ーーダイエットという当初の目的は達成されたと思いますが、なぜ大会を目指そうと?

 トレーニング自体が好きになったので、このまま続けるなら次の目標を設定したほうがいいなと。インスタグラムで(IFBB<国際ボディビルダーズ連盟>エリートプロの)山田朝美選手を見てずっとカッコいいと思っていて、山田選手と同じ「フィギュア」カテゴリで大会への出場を目標にすることを決めました。

ーーフィギュアとはどんな競技なんですか?

 女性のカテゴリのなかでは全体的に筋肉量が必要で、肩や背中、腹筋、脚などハードにトレーニングをして大きい筋肉をつけなきゃいけない競技なんです。

ーー山下さんは、ふだんと競技中のギャップもありますね。

 競技用メイクというのがあるんで、それは一生懸命勉強しました。ふだんの自分のメイクと違っていて、つけまつ毛をつけたり、目が埋まるくらいアイシャドウを塗ったり。会場の光が強いから白飛びしないようにめちゃくちゃメイクを濃くするんですよ。

ーーそしてトレーニングを始めてから約1年半後の「2021ウェスト ジャパン チャンピオンシップス」でコンテスト初出場。翌年にはアマチュア大会の最高峰「オリンピア アマチュア ジャパン2022」に最年少出場を果たしました。

 出場者は年上の方ばかりなのでいろいろかわいがってもらいました(笑)。大会に出るようになってトレーニング仲間も増えたし、「オリンピア アマチュア ジャパン」の時は同世代の人から応援メッセージの手紙や当日の差し入れをたくさんいただけました。そういう意味でもトレーニングを頑張ってきてよかったなと思えました。

●目標とされるプロ選手になりたい

ーーこれからプロを目指していく?

 もちろんです。プロになるには体が大きくて絞れているのは大前提で、ポージング一つひとつに流れるような動きとカリスマ性があるんです。

 私はそういう選手に比べると全然小さいですし、バルク(重厚感)も足りない。ポージングももっと自分に合うものを見つけなきゃいけないし、まだまだです。

ーーとはいえ、山下さんはまだ18歳。
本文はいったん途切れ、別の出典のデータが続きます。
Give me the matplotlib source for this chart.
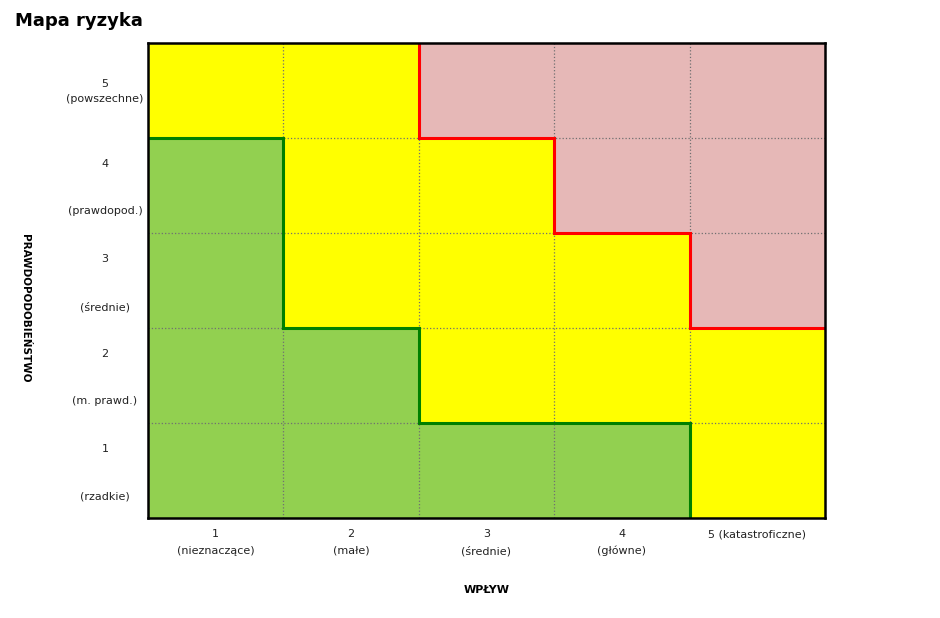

伸びしろが大きいです。

 高校生になってからトレーニングを始めて16歳でコンテストデビュー、18歳で「オリンピア アマチュア ジャパン」に出場できたのは、自分でも誇れる部分なのかなとは思います。

ーーそして、今年3月に高校を卒業。今後、どのような選手を目指したいですか?

 私自身、山田朝美選手に憧れてフィギュアカテゴリで大きな大会に出たりプロを目指すようになりました。今度は自分が目指されるような立場の選手になりたいです。

「まだ高校生やけど山下さんみたいにコンテストに出場してみたい」となるきっかけの選手になれたらうれしいかなって。

 そして、今年も「2023ウェスト ジャパン チャンピオンシップス」と「オリンピア アマチュア ジャパン2023」に出場したいと思っているので、去年よりもいい体で、去年の自分を超えることが目標です。

ーー活躍を知った中学時代の友人は山下さんの変化に驚くでしょうね?

 知っている人もいると思います。中学時代と変わりすぎて「なんでなん?」となってると思いますけど(笑)。

【プロフィール】
山下桃伽 やました・ももか 
2004年、愛媛県生まれ。15歳からトレーニングを始め、16歳の時に「2021ウエスト ジャパン チャンピオンシップス」でフィットネスコンテストデビュー。翌年の「オリンピア アマチュア ジャパン2022」に最年少出場(18歳2カ月)。現在は松山市内でトレーナーをしながら自らのボディメイクにいそしむ。